Dick was unique, ripe with excitement and verve. He was a good friend. Dick and I were able to work together in wonderful ways. He was a born comic, he could have made a living from it, it came spontaneously to him. But he could also be very serious. He was one of the most significant influences on my life. All of the things that have our combined names went through both typewriters. The only real issue was whose turn it was to write the “soar”—the last paragraph, that has to “soar”.

What was the impetus to edit the book of young authors? [(with Richard Cracroft). 22 young Mormon Writers. Provo: Communications Workshop, 1975.]

That was an idea of Milo Baughman. He was a convert to the church, he was designer of fine furniture from North Carolina, and made piles of money. He married a Mormon girl, and then joined the Church himself, and came West with his money. He was always starting projects. He was a neighbor of ours, we became very good friends, and we talked about Mormon art, and that led him into that area. He taught as an adjunct for a while in the Department of Environmental Design. He said, “You guys should publish a book of new authors. And I thought about starting a publishing business.” So he created Communications Workshop, that started and ended with that book.

[We go through more names.] Do you remember Bela Pesco?

Yes, he was hard to pin down. I remember him as a student, most of these authors were students at BYU when we published it. He was a little older than other students, and he would go off into other tracks. We knew if he got involved, then boundaries would be pushed in unexpected directions.

Clifton Jolley?

We lived on the same street at one point. He was working for the Deseret News, but then he moved, and that was the last I knew of him.

Doug Thayer was a very good friend. I don’t know anyone who labored more with his writing. He worked it and worked it, writing countless drafts. It was very honest, good stuff.

Ed Geary is two people. One is Ed, the other is his wife, Janis. She is the opposite of Ed. Ed is quiet, subdued, solid. Janis was off the wall and ceiling, with all kinds of projects. I don’t know how they ever got together, but they are a perfect match. Ed is one of the wisest men I have ever been around. He was a great person to have in the department. He lives on his farm in Huntington now.

Elouise Bell?

She was one of those brilliant, wonderful people to have around. She was a great teacher. She kept things lively for us. We had an overly-sensitive new faculty member. In our first faculty meeting in the Fall, Elouise made a comment, “That person needs a clean pair of garments.” The kind of comment she would make! That person got up and left the meeting. She [the offended person] never liked the English department, she thought we were far too liberal. I don’t know what she meant by that, we were just being honest with the texts. She left to go to a different part of the university. Anyway, Elouise was lots of fun, she was willing to do anything. I remember she broke both ankles at a tour of a fire station. People were sliding down the poll, and she thought she would want to do that. And she broke both of her ankles.

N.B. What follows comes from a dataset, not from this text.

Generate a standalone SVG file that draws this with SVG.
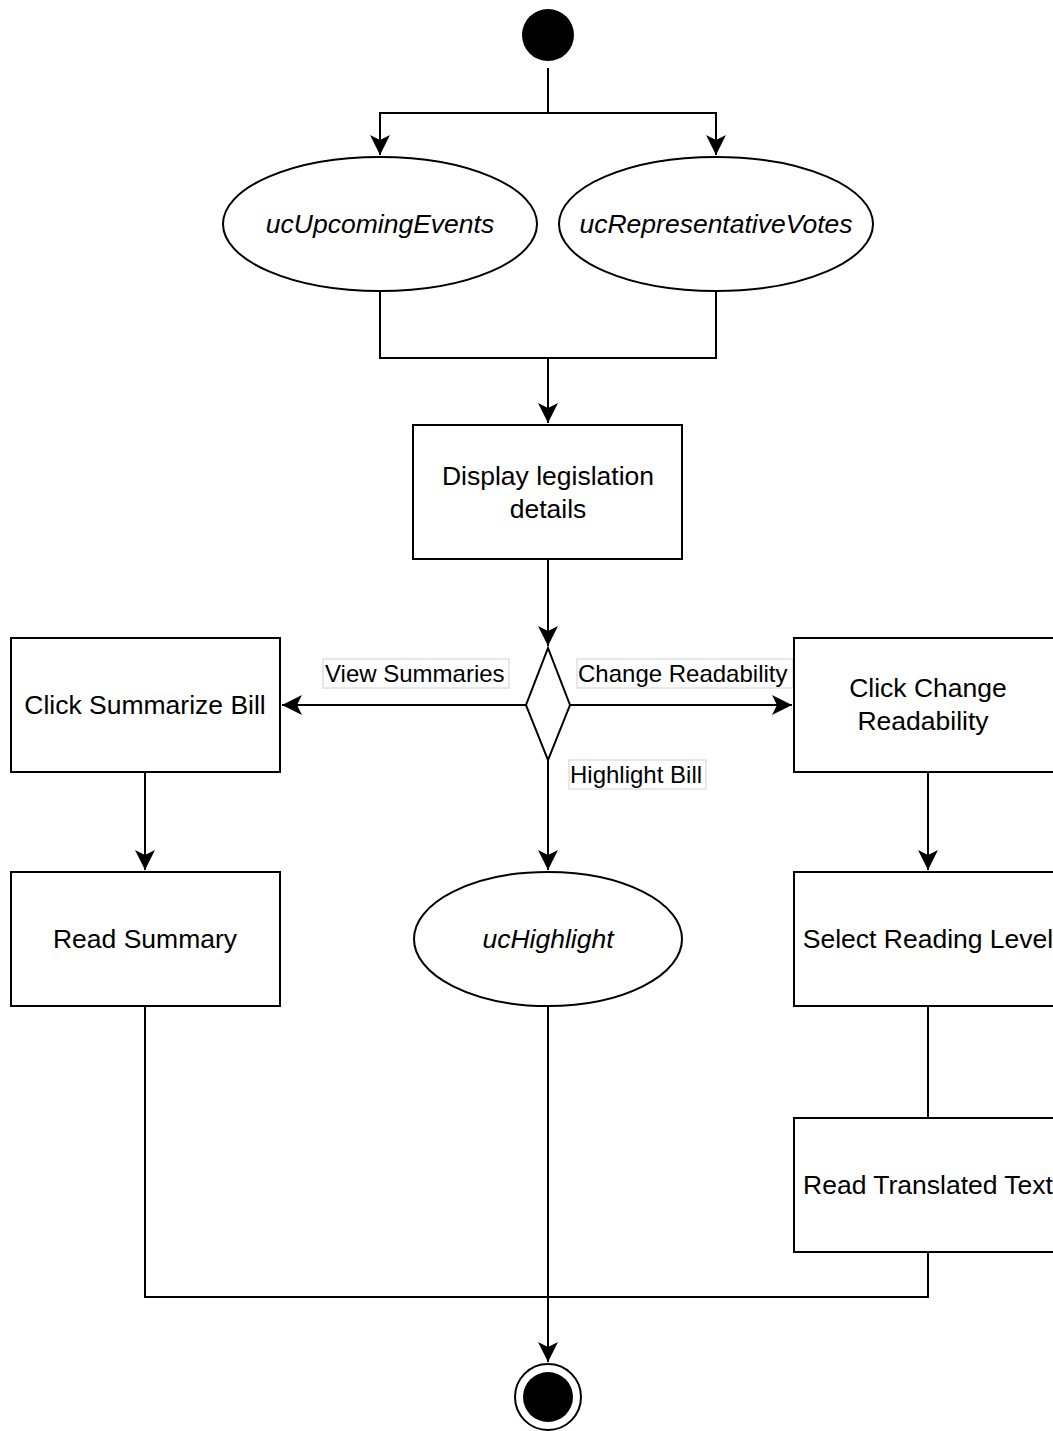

[I mentioned that Elouise Bell married a woman after she retired from BYU.]

I am not surprised. I know she had some very close female friends.

Did you meet Karl Keller (a literary scholar at California State University at San Diego, who frequently published Mormon literature in Dialogue)?

No, I did not know him.

Who are your favorite authors?

 I am teaching classes for a program here called Elder Quest. A senior citizen program, where they take retired faculty members and give us a chance to talk. I have taught a couple, which has helped me to stay alive. My favorite authors today are Mark Twain. I also really enjoy Lauren Isley, a historical anthropologist, at Pittsburgh. A modern-day Thoreau. Rights in a religious vein the way that Thoreau did.

I am enjoying studying my ancestors’ journals and diaries, and writing about them in his head.